>>>
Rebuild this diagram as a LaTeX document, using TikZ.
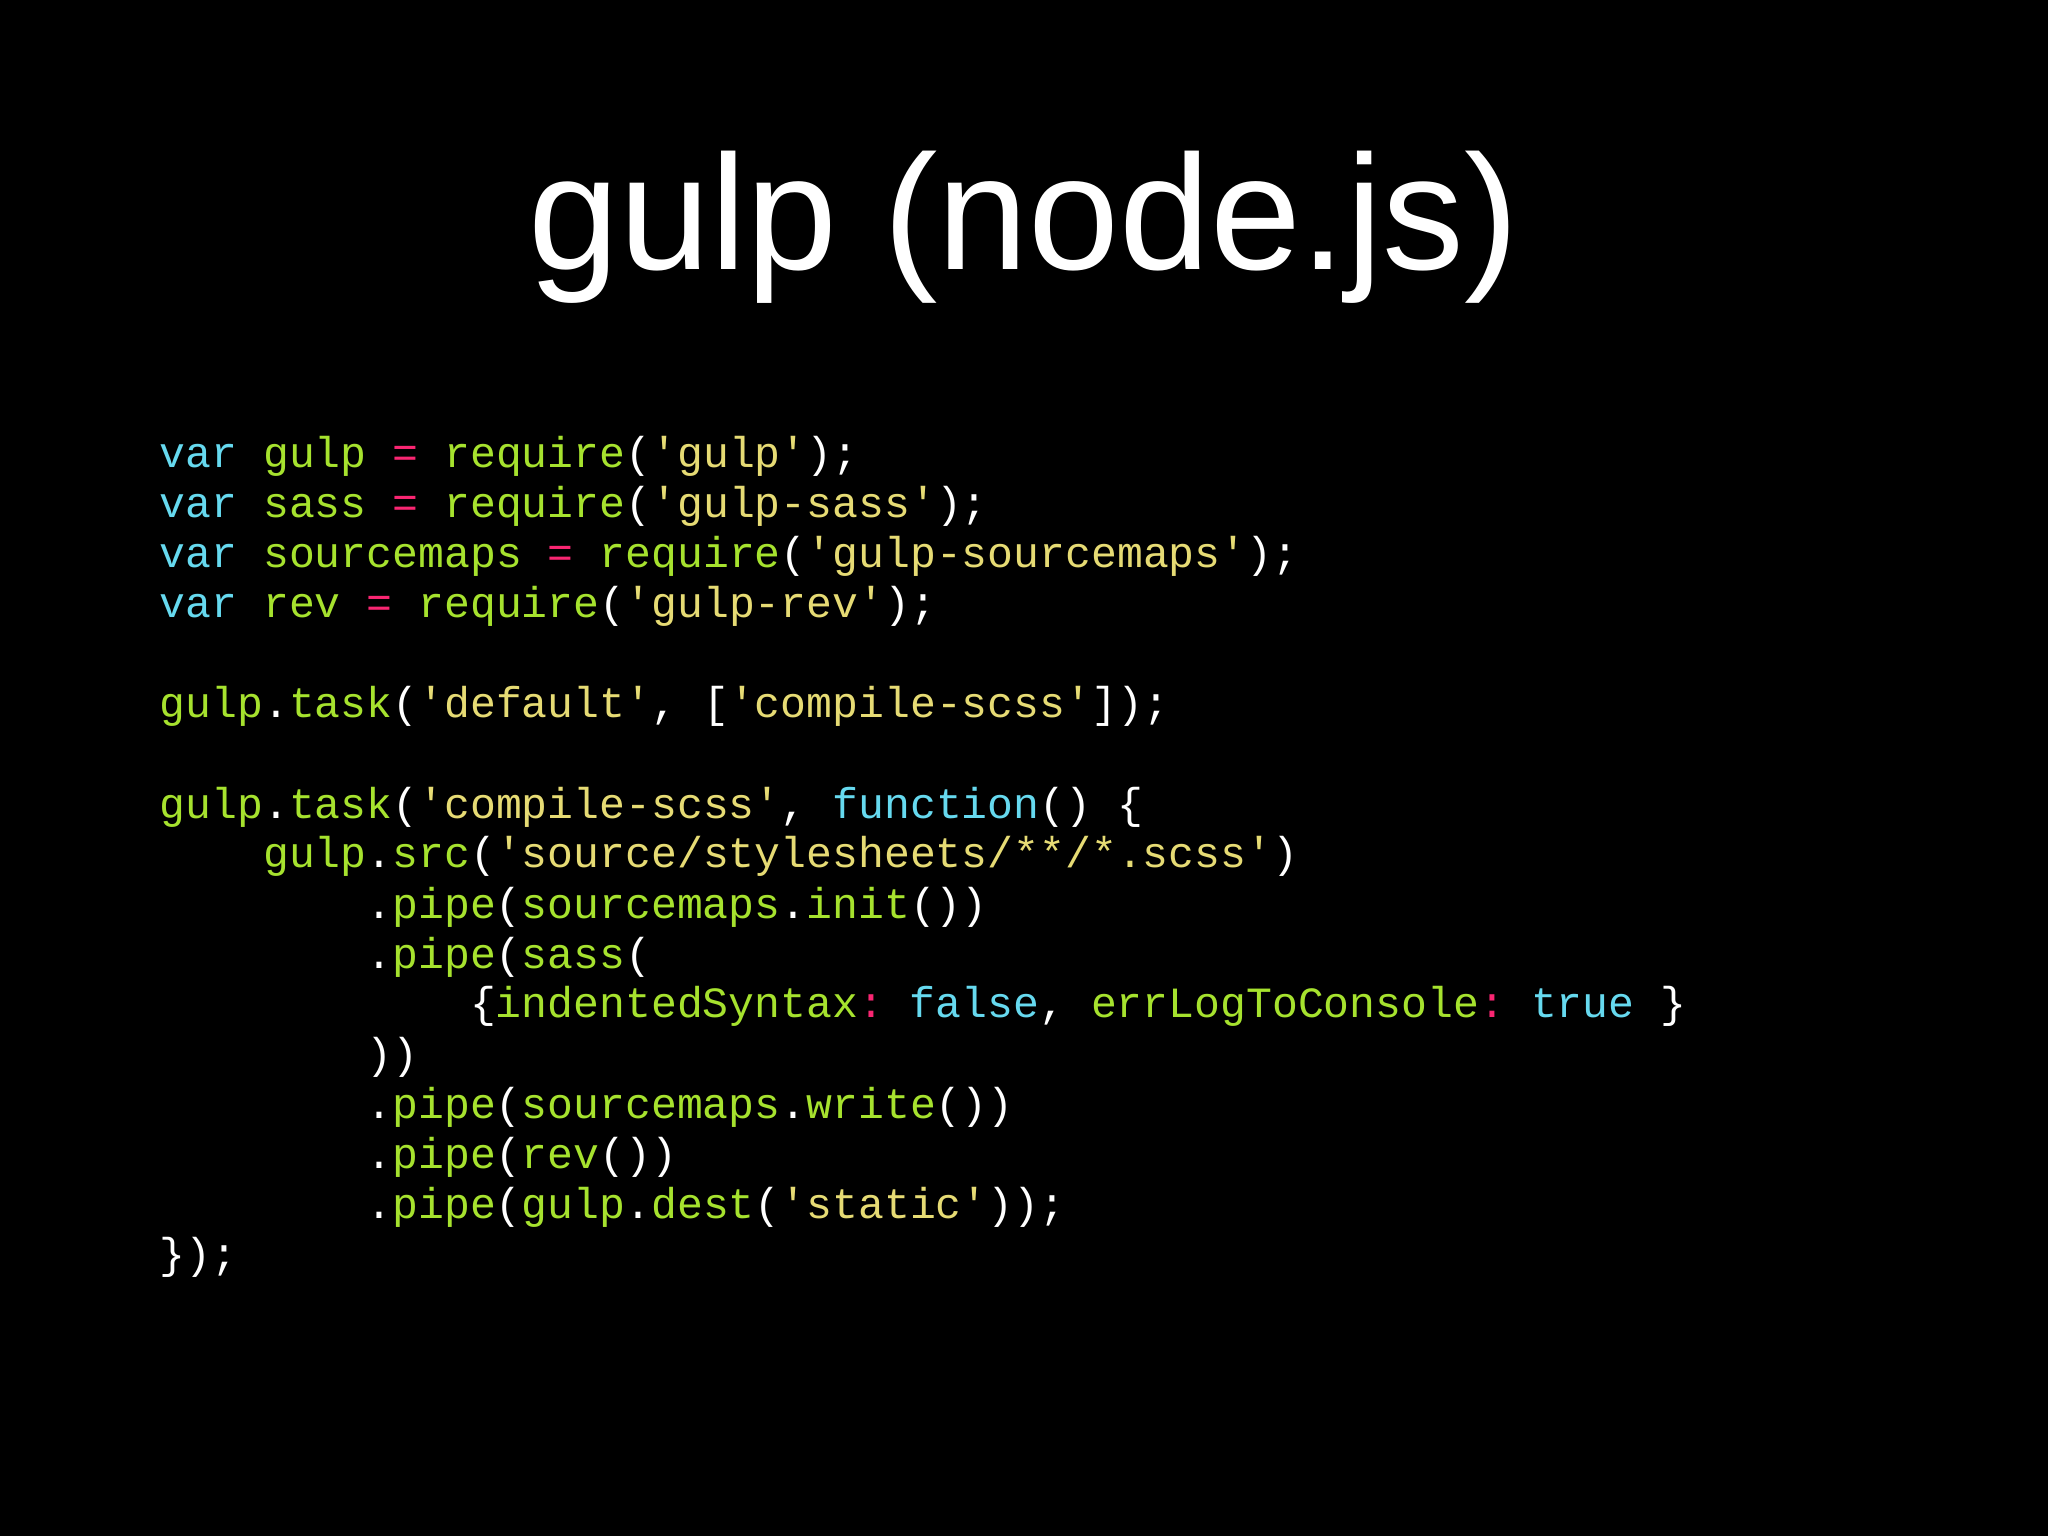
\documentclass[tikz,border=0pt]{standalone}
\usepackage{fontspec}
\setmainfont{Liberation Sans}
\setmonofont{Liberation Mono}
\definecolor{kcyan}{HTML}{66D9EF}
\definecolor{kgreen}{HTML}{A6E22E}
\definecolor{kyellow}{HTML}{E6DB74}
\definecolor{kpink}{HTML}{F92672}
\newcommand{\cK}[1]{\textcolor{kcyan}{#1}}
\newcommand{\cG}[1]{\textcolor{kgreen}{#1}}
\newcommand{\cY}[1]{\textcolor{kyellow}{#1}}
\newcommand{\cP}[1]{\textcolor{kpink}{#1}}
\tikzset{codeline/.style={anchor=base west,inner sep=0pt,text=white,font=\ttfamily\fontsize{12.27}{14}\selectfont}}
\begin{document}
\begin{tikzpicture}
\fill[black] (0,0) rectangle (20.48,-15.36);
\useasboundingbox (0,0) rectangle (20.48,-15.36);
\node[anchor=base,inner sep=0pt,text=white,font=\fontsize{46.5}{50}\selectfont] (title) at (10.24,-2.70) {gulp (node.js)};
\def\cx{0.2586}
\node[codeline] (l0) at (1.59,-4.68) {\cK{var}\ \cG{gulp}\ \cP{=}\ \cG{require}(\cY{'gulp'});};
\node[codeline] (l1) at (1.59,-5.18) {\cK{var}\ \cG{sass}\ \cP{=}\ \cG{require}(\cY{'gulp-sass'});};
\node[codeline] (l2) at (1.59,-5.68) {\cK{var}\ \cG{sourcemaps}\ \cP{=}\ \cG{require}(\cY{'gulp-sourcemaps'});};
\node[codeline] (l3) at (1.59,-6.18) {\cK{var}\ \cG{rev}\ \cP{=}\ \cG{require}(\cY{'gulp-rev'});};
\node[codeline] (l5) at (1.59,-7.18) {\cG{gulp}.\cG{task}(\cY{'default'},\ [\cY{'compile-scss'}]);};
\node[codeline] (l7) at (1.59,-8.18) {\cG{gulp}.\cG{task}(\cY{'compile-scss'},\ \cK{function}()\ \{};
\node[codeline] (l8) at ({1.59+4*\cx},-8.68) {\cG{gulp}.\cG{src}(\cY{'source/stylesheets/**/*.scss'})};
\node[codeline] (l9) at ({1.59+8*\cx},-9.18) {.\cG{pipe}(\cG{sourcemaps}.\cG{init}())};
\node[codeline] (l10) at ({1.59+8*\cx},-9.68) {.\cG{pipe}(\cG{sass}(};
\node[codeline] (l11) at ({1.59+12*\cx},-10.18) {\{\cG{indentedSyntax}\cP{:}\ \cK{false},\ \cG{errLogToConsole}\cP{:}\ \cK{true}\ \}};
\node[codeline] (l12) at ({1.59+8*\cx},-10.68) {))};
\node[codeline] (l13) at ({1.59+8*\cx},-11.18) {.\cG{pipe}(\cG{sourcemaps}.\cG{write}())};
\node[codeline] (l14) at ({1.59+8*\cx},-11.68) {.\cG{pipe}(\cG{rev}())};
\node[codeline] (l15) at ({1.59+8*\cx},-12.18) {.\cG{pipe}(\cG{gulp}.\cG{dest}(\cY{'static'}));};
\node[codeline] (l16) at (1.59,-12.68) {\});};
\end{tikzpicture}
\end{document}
<<<
>>>
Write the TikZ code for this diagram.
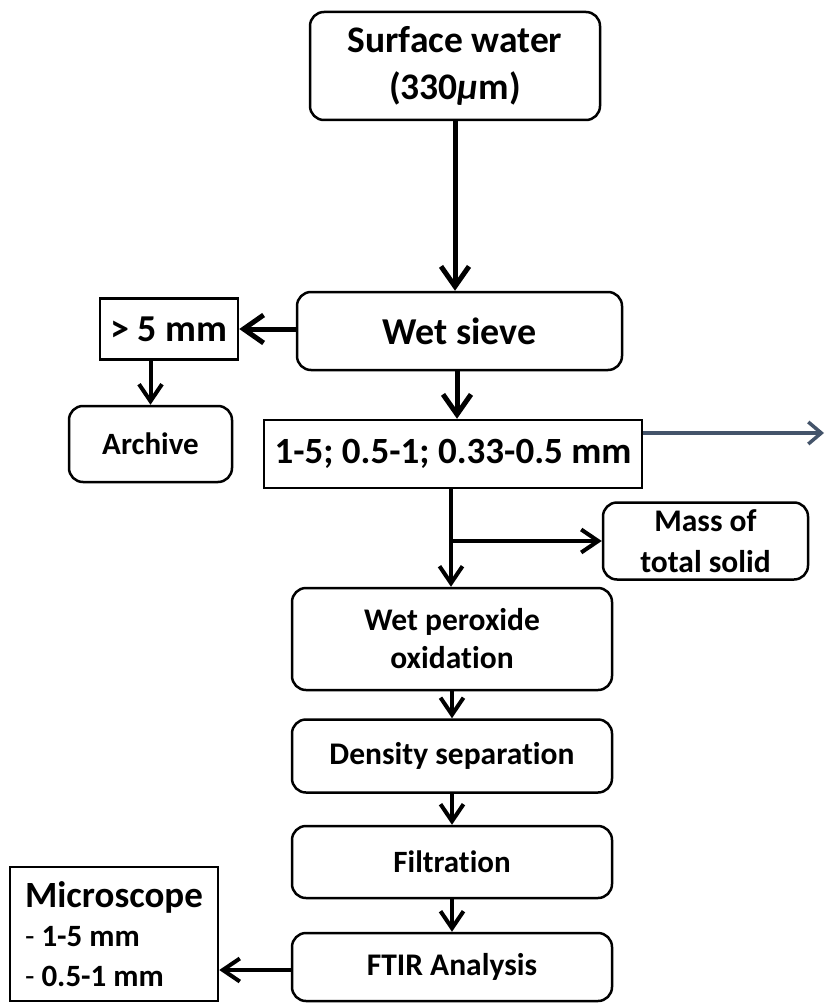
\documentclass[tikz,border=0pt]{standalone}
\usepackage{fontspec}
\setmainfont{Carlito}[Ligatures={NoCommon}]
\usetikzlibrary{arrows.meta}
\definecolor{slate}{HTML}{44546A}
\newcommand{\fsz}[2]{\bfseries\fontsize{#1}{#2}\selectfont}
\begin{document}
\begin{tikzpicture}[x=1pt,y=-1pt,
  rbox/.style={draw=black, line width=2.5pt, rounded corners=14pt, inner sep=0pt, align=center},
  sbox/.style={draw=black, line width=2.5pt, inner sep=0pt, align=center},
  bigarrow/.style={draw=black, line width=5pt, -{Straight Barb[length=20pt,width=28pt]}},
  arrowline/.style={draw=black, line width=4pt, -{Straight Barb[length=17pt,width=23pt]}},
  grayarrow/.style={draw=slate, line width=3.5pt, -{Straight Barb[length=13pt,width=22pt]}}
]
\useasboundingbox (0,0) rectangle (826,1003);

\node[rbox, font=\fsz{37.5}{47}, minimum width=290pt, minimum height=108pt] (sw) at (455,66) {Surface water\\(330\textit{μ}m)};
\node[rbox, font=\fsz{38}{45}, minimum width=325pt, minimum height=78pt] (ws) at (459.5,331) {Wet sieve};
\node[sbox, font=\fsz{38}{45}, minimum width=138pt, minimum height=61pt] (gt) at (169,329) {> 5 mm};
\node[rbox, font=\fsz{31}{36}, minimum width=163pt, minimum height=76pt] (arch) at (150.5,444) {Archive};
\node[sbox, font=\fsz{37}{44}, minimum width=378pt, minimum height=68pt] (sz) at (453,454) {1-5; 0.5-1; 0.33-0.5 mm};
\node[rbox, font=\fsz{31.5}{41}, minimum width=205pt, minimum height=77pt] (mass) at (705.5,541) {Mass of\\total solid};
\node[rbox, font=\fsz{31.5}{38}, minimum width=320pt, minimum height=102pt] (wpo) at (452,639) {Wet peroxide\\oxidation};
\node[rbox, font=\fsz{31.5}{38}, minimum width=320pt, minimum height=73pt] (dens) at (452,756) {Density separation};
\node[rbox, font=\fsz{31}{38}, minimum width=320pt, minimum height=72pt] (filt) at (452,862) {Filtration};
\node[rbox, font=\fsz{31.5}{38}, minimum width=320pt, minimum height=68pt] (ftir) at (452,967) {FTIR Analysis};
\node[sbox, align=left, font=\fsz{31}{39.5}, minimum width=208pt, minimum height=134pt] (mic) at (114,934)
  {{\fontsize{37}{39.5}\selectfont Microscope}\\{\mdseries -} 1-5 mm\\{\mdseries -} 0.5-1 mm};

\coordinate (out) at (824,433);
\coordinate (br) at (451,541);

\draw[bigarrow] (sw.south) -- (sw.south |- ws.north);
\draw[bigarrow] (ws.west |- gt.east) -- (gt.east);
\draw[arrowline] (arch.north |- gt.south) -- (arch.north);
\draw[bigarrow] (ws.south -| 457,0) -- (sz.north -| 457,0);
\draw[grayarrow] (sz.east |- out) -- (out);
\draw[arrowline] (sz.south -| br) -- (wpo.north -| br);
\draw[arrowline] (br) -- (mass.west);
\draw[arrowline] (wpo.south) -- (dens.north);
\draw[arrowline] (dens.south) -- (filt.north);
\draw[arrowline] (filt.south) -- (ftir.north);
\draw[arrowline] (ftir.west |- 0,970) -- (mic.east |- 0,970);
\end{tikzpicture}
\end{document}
<<<
>>>
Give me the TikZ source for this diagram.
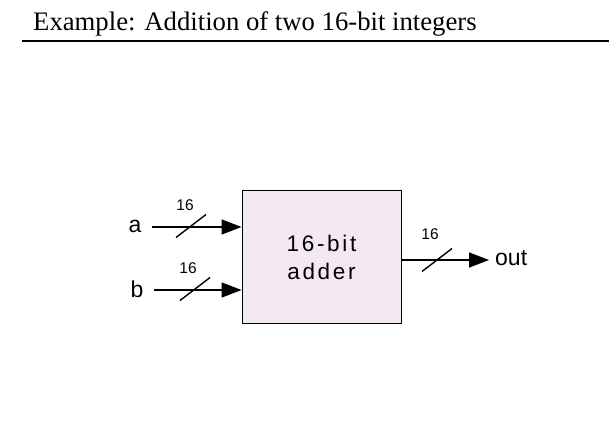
<<<
| EXERCISE TASK |
Copy every line of the listing containing the string "diagram".

| PROBLEM SOLUTION |
Rebuild this diagram as a LaTeX document, using TikZ.
Write the TikZ code for this diagram.
Give me the TikZ source for this diagram.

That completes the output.